Nearly a fifth of over 55s targeted by an investment scam do not report it, acco

Nearly a fifth of over 55s targeted by an investment scam do not report it, according to the Financial Conduct Authority (FCA). 

Of that fifth, the most common reason for not reporting was not knowing who to report it to. At the same time, 63 per cent said that they would report a suspected scam if they knew which organisation to inform. 

In order to fix this and to encourage more people to report fraud attempts, the FCA has launched a campaign, known as ScamSmart, encouraging more people to come forward and let regulators know when they believe they have been targeted by a potential scam. 

In 2016 the FCA received over 8000 reports of potential scams. Almost half of reported scam attempts came from people in London, suggesting other regions are much less likely to contact the FCA when targeted.

According to recent findings by the City of London police, the average amount lost to scam investments is £26,000 per victim. 

Common scams include bogus investments, such as land banking, which tempt investors with promises of sky-high returns that are simply not worth the paper they are written on. Cold calling and offers of free financial advice are other warning signs that investors should look out for. 

The FCA hopes that more reporting of scams will help protect future victims. 

‘We are encouraging people to speak out on behalf of their family or local community, just like they would report a crime in their local area,’ said Mark Steward, director of enforcement at the FCA. 

He adds: ‘Whistleblowing is absolutely critical in tackling and shutting down suspected scams, and it’s important savers are aware that by reporting dodgy schemes they could make a difference. 

When a financial scam is reported to the FCA it is added to the FCA Warning List. At present, the list consists of nearly 4000 firms the regulators encourage investors to avoid. 

The FCA recommends rejecting any contact from firms offering unsolicited investments. 

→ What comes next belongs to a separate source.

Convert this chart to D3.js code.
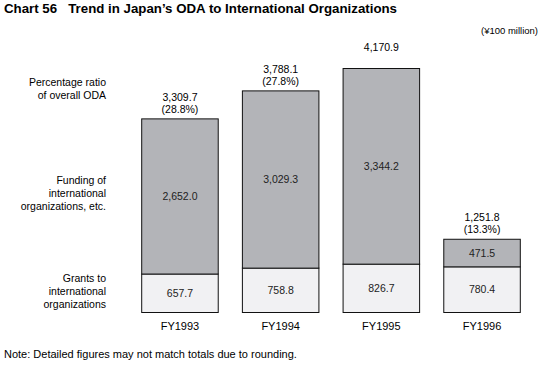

It also recommends, before carrying out any investment, checking the FCA Register as well as the FCA Warning List to see if the firm or individual in question has FCA authorisation or has previously been flagged for suspicious activity. 

However, while a move in the right direction, the FCA’s new campaign alone is not enough, some argue. 

As Tom Selby, senior analyst at AJ Bell, notes: ‘The government now needs to step up and keep its end of the bargain by actually introducing previously announced measures to clampdown on pension fraudsters, including a ban on cold-calling.

‘It now seems increasingly likely that the pension freedoms will reach their three-year anniversary in April next year without these vital protections being in place.’